2. International common carrier (a) Mackay Radio & Telegraph Co., Inc., 2 FCC 592 (1936); aff'd., 68 App. D.C. 336 (D.C. Cir., 1938).-The Mackay Co., filed with the Commission for a license to add Oslo, Norway as a primary point of communication. By this time, there were as affiliates to Mackay Radio in the International Telephone & Telegraph System, the Postal Telegraph Land Line System, and the Commercial Cable Co.

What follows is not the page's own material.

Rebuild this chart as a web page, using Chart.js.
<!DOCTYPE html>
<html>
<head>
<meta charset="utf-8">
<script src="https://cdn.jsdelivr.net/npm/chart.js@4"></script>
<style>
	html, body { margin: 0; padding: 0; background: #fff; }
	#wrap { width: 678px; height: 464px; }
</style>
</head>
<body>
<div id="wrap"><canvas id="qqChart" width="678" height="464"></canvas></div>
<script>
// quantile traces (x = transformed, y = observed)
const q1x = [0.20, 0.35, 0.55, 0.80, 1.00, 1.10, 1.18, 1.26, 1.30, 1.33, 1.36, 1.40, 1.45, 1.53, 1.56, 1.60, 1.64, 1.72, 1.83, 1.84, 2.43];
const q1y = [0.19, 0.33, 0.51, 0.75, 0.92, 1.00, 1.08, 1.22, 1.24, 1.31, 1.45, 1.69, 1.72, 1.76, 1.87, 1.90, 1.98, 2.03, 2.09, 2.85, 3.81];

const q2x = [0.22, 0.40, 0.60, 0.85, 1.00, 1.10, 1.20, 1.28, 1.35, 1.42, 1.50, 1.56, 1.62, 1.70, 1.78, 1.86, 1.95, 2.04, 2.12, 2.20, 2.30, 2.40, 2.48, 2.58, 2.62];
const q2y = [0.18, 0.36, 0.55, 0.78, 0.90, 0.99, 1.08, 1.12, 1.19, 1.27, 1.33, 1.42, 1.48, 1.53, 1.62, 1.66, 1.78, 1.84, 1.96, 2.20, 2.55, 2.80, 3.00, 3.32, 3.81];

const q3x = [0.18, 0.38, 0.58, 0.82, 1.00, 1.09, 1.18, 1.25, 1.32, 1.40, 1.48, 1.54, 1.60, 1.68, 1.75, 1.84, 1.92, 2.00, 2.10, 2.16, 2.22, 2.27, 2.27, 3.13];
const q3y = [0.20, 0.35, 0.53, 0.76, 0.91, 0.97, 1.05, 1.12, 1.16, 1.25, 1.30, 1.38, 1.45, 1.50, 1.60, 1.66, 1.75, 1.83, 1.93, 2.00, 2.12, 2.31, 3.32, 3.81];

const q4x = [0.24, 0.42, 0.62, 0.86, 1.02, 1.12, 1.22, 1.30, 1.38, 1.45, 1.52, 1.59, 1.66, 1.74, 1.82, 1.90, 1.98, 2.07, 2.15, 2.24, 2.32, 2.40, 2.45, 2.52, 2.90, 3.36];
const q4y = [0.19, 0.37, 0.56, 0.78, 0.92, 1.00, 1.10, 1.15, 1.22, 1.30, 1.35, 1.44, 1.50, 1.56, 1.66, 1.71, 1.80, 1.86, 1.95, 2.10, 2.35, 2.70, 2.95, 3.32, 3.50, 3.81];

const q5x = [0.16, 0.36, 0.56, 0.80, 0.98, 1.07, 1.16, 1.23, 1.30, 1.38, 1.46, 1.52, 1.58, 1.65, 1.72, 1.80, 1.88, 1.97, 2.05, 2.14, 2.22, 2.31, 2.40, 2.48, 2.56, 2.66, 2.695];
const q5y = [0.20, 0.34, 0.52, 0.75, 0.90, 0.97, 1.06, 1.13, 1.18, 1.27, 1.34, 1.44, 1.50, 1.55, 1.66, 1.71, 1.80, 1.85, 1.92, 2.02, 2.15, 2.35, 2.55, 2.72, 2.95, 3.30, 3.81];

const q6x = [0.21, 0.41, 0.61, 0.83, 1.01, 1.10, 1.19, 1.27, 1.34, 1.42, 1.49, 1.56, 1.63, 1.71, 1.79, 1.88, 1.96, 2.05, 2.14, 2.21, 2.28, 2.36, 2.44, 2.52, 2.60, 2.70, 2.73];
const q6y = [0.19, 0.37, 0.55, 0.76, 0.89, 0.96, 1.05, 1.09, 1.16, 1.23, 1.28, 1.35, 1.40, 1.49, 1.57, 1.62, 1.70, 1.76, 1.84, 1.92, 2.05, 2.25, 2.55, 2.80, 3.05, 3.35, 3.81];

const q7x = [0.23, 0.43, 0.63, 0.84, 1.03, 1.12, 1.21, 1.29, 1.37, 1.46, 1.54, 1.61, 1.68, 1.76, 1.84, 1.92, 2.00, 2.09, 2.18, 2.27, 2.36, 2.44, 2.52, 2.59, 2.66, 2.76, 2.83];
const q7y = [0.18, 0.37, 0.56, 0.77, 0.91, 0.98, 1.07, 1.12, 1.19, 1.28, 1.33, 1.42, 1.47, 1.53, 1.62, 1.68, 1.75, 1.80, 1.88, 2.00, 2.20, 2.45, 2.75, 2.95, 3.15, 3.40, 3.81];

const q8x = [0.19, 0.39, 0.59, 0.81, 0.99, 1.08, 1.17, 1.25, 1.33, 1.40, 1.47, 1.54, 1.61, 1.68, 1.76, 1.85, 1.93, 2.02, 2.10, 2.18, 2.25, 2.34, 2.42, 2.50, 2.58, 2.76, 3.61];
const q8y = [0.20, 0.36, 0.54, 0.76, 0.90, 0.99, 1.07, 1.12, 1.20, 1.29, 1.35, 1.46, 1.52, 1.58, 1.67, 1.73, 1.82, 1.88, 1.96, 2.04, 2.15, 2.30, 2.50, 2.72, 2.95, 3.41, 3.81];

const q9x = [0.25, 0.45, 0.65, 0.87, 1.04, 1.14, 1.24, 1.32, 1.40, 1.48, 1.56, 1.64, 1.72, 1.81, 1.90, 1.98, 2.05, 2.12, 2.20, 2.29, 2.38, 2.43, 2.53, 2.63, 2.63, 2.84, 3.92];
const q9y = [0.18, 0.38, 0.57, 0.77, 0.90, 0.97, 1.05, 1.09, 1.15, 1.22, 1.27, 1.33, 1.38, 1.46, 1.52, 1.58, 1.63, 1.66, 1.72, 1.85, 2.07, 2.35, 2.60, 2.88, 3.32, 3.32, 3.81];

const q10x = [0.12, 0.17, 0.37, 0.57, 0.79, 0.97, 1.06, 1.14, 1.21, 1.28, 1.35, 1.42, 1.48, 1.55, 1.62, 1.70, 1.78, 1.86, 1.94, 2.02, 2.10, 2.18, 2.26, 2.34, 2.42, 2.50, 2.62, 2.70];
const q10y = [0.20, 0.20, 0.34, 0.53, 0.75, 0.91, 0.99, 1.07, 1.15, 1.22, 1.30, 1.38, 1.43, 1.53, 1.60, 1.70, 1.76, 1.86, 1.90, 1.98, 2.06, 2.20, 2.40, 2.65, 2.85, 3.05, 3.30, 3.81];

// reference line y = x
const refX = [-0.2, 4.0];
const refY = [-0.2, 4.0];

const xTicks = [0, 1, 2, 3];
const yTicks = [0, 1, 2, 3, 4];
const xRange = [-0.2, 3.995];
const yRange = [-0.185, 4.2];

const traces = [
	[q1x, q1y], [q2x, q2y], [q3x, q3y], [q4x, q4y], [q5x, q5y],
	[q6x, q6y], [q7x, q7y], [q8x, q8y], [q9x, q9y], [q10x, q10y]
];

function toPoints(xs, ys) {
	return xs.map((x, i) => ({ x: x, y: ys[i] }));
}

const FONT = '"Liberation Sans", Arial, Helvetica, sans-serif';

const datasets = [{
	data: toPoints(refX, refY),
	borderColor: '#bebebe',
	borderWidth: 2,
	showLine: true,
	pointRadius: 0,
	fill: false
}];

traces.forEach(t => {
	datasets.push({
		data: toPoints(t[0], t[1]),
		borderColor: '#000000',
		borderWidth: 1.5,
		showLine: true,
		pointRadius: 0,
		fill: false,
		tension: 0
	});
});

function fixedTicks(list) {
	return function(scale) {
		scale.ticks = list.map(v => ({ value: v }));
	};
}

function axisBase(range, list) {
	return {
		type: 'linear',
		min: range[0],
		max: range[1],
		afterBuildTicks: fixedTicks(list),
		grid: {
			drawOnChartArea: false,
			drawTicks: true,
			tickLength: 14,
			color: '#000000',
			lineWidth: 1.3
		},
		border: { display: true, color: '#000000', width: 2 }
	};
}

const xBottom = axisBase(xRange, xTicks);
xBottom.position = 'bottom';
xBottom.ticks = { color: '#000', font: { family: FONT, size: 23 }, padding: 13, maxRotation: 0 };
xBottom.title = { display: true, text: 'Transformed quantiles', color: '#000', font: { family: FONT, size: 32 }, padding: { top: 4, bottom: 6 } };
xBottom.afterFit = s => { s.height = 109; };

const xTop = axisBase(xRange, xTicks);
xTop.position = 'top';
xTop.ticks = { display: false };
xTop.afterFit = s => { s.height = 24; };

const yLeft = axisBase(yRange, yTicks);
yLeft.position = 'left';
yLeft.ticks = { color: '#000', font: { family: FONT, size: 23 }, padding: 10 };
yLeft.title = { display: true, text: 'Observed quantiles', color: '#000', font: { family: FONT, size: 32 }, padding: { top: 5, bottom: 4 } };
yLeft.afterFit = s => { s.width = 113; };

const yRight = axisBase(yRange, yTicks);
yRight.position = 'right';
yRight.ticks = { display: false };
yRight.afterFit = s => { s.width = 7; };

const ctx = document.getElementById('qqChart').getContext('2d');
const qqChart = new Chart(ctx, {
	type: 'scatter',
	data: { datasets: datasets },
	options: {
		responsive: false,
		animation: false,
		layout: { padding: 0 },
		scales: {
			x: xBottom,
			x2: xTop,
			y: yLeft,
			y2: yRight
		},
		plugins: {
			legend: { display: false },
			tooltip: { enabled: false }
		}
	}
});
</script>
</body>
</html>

Mackay contended that possession of a direct circuit would allow it and its affiliate companies to more effectively compete with the direct circuit already provided by RCA Communications, as it would become the normal route for all International System traffic between the U.S. and Norway.

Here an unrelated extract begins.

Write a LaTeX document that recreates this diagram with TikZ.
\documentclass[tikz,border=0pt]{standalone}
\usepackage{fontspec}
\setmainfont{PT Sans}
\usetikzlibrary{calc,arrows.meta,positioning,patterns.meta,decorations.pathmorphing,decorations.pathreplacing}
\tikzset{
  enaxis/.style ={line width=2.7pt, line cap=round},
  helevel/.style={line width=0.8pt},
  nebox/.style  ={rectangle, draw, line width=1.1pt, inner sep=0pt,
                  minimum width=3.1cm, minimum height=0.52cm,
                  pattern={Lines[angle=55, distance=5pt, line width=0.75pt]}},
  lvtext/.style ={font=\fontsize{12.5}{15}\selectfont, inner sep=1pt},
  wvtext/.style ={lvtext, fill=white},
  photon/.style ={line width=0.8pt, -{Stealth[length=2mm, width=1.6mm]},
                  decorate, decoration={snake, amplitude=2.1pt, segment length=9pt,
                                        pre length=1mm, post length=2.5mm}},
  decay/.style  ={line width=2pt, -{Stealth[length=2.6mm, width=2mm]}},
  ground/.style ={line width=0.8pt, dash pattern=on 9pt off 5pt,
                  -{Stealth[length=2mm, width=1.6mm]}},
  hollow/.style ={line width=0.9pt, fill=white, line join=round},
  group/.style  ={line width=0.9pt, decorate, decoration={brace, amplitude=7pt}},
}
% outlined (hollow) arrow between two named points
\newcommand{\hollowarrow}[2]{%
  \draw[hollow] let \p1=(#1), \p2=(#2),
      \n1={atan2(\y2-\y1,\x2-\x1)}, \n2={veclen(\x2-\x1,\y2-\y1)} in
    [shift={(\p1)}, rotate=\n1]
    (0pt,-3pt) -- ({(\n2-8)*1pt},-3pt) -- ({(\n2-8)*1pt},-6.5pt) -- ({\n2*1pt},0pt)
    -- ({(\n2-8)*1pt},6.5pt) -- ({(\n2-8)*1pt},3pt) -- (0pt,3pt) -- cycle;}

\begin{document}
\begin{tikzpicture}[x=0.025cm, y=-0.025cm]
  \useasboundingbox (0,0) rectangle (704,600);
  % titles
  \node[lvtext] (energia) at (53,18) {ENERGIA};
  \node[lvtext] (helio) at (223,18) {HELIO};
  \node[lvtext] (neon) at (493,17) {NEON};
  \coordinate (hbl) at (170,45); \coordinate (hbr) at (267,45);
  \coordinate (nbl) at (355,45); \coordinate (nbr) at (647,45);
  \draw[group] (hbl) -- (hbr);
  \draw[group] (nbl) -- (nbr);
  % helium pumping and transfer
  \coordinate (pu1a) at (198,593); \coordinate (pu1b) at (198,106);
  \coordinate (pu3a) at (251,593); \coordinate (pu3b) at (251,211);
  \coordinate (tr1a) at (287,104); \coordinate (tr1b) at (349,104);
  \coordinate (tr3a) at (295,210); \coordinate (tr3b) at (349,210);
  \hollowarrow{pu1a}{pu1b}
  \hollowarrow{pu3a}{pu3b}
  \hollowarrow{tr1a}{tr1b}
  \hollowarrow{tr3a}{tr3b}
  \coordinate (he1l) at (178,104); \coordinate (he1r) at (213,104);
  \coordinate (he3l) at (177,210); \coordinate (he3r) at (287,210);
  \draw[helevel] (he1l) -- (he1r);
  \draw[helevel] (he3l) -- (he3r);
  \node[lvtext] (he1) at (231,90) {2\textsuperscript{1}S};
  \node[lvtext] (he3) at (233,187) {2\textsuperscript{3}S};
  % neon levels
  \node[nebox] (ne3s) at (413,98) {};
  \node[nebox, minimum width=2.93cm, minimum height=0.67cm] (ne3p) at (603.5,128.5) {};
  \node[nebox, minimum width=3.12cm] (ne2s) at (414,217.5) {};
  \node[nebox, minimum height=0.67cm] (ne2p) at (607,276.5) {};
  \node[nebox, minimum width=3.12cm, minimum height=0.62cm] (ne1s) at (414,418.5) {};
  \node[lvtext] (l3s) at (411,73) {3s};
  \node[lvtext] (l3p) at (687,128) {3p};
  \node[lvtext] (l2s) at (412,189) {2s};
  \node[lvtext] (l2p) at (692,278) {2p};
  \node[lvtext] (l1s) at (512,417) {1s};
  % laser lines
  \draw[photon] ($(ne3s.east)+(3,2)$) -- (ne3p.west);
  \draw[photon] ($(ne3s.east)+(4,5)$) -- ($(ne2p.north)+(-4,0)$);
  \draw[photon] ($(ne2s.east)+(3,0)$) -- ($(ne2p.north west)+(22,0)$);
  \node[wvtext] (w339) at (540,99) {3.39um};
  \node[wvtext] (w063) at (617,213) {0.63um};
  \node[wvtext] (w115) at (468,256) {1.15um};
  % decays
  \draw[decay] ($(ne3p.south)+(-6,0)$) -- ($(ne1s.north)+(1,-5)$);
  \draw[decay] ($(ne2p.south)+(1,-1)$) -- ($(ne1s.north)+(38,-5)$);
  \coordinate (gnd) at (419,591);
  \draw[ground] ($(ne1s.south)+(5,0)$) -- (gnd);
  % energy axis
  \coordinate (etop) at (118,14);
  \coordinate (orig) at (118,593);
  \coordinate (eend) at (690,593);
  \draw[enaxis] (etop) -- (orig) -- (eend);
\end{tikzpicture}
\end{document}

The main facts of record are as follows: RCAC controlled the sole direct circuit between the U.S. mainland and Oslo, three cable companies handled traffic between the two countries through transfer to foreign connecting carriers at London and Paris, and Mackay had its Norway traffic retransmitted from a circuit it owned in Denmark. The bulk of traffic between the U.S. and Norway was handled by RCAC's radio facilities, because Norway's Government telegraph administration, which controlled most of the outgoing traffic, received a greater financial advantage from using the radio medium rather than cable. The International System had received about 50 percent of the total revenue accruing to all competing international communication carriers during the previous 2 years.
The transmission arrangements planned for unrouted traffic by Mackay and its affiliate companies would have diverted business from Commercial Cable to the Mackay Radio circuit. The rationale hero was that radio wielded a stronger competitive position with respect to U.S.-Norwegian service by way of the Norwegian administration's preference; and this arrangement apparently provided inducement for that government to contract with Mackay. The Commission refuted this reasoning by review of statistics showing that for the previous several years the Norwegian business handled by the cable carriers had held its own or increased as rates comparable with RCAC became effective.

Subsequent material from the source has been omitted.